What premium processing does not do: it does not prevent Requests for Evidence (RFEs), it does not guarantee approval, and it does not accelerate consular processing or visa issuance after petition approval. The 15-day guarantee applies exclusively to USCIS adjudication. The period between petition acceptance and I-797 approval notice issuance. Once USCIS approves the petition, the case transfers to the National Visa Center and then to the consulate, where processing timelines are controlled by State Department interview scheduling backlogs that range from 2 weeks to 6 months depending on consulate workload and visa demand.

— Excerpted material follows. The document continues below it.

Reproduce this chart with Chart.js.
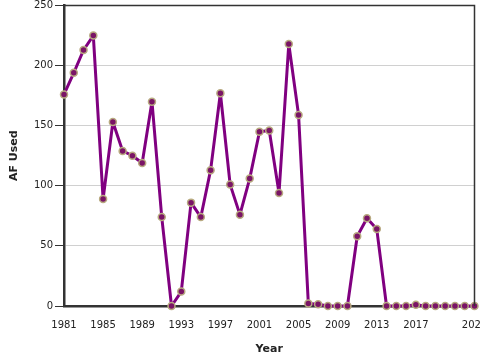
<!DOCTYPE html>
<html>
<head>
<meta charset="utf-8">
<script src="https://cdn.jsdelivr.net/npm/chart.js@4"></script>
<style>
  html, body { margin: 0; padding: 0; background: #fff; overflow: hidden; }
  #wrap { width: 480px; height: 360px; }
</style>
</head>
<body>
<div id="wrap"><canvas id="chart" width="480" height="360"></canvas></div>
<script>
const years = [1981, 1982, 1983, 1984, 1985, 1986, 1987, 1988, 1989, 1990,
  1991, 1992, 1993, 1994, 1995, 1996, 1997, 1998, 1999, 2000,
  2001, 2002, 2003, 2004, 2005, 2006, 2007, 2008, 2009, 2010,
  2011, 2012, 2013, 2014, 2015, 2016, 2017, 2018, 2019, 2020,
  2021, 2022, 2023];
const afUsed = [176, 194, 213, 225, 89, 153, 129, 125, 119, 170,
  74, 0, 12, 86, 74, 113, 177, 101, 76, 106,
  145, 146, 94, 218, 159, 2, 1.5, 0, 0, 0,
  58, 73, 64, 0, 0, 0, 1, 0, 0, 0,
  0, 0, 0];
const xTicks = [1981, 1985, 1989, 1993, 1997, 2001, 2005, 2009, 2013, 2017, 2021, 2023];
const xLabelled = [1981, 1985, 1989, 1993, 1997, 2001, 2005, 2009, 2013, 2017, 2023];
const yTicks = [0, 50, 100, 150, 200, 250];

const axisFont = { family: 'DejaVu Sans', size: 10 };
const titleFont = { family: 'DejaVu Sans', size: 11, weight: 'bold' };

// box round the plot area (top and right edges)
const frame = {
    id: 'frame',
    afterDraw(chart) {
        const { ctx, chartArea: a } = chart;
        ctx.save();
        ctx.strokeStyle = '#333';
        ctx.lineWidth = 1.5;
        ctx.beginPath();
        ctx.moveTo(a.left, a.top);
        ctx.lineTo(a.right, a.top);
        ctx.lineTo(a.right, a.bottom);
        ctx.stroke();
        ctx.restore();
    }
};

new Chart(document.getElementById('chart').getContext('2d'), {
    type: 'line',
    data: {
        datasets: [{
            data: years.map((y, i) => ({ x: y, y: afUsed[i] })),
            borderColor: '#800080',
            borderWidth: 3,
            borderJoinStyle: 'round',
            pointRadius: 3.5,
            pointBackgroundColor: '#7a1466',
            pointBorderColor: '#b8aa80',
            pointBorderWidth: 1.5,
            tension: 0,
            clip: false
        }]
    },
    options: {
        responsive: false,
        animation: false,
        layout: { padding: { left: 4, top: 4, right: 4, bottom: 0 } },
        plugins: { legend: { display: false }, tooltip: { enabled: false } },
        scales: {
            x: {
                type: 'linear',
                min: 1981,
                max: 2023,
                afterBuildTicks: s => { s.ticks = xTicks.map(v => ({ value: v })); },
                afterFit: s => { s.height = 54; s.paddingRight = 0; s.paddingLeft = 0; },
                ticks: {
                    font: axisFont, color: '#222', maxRotation: 0, autoSkip: false,
                    padding: 5,
                    callback: v => xLabelled.includes(v) ? String(v) : ''
                },
                grid: { display: false, drawTicks: true, tickLength: 8, tickColor: '#333' },
                border: { color: '#333', width: 2.5 },
                title: { display: true, text: 'Year', font: titleFont, color: '#222', padding: { top: 6 } }
            },
            y: {
                min: 0,
                max: 250,
                afterBuildTicks: s => { s.ticks = yTicks.map(v => ({ value: v })); },
                afterFit: s => { s.width = 60; s.paddingTop = 0; s.paddingBottom = 0; },
                ticks: { font: axisFont, color: '#222', padding: 2 },
                grid: { color: '#d0d0d0', lineWidth: 1, tickLength: 9, tickColor: '#333' },
                border: { color: '#333', width: 2.5 },
                title: { display: true, text: 'AF Used', font: titleFont, color: '#222', padding: { top: 4, bottom: 0 } }
            }
        }
    },
    plugins: [frame]
});
</script>
</body>
</html>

Premium processing makes sense in three scenarios: (1) the executive's start date is fixed and cannot be delayed, (2) the company needs certainty for internal planning and cannot operate with the 3–6 month standard processing range, or (3) the petition is time-sensitive due to visa expiration or project timelines. It does not make sense as a hedge against weak petition documentation. USCIS issues RFEs under premium processing just as readily as under standard processing, and the RFE response deadline remains the same (typically 84 days) regardless of processing tier.
Our team has observed one consistent pattern: companies that file complete petitions with strong managerial capacity evidence rarely benefit from premium processing because their petitions clear standard adjudication in 60–90 days without RFEs. Companies that file marginal petitions hoping premium processing will push them through discover that premium processing accelerates the RFE, not the approval. And the $2,805 premium fee buys 15 days to an RFE notice, not 15 days to an approval notice.
L-1A government filing fees in 2026 reflect a multi-stage approval process spanning USCIS petition adjudication, State Department consular processing, and Customs and Border Protection port of entry inspection. The USCIS fees. $460 to $2,460 depending on company size and ACWIA applicability. Represent one-third to one-half of the total government outlay once visa application and biometric services fees are included. Companies that budget only for USCIS fees face unexpected invoices from the State Department 4–8 weeks after petition approval, at the precise moment the executive is scheduling the visa interview. The complete fee picture matters because it determines whether the company's internal approval process covers the full cost or requires a second approval cycle mid-process. And that second cycle almost always delays the visa interview by 2–4 weeks.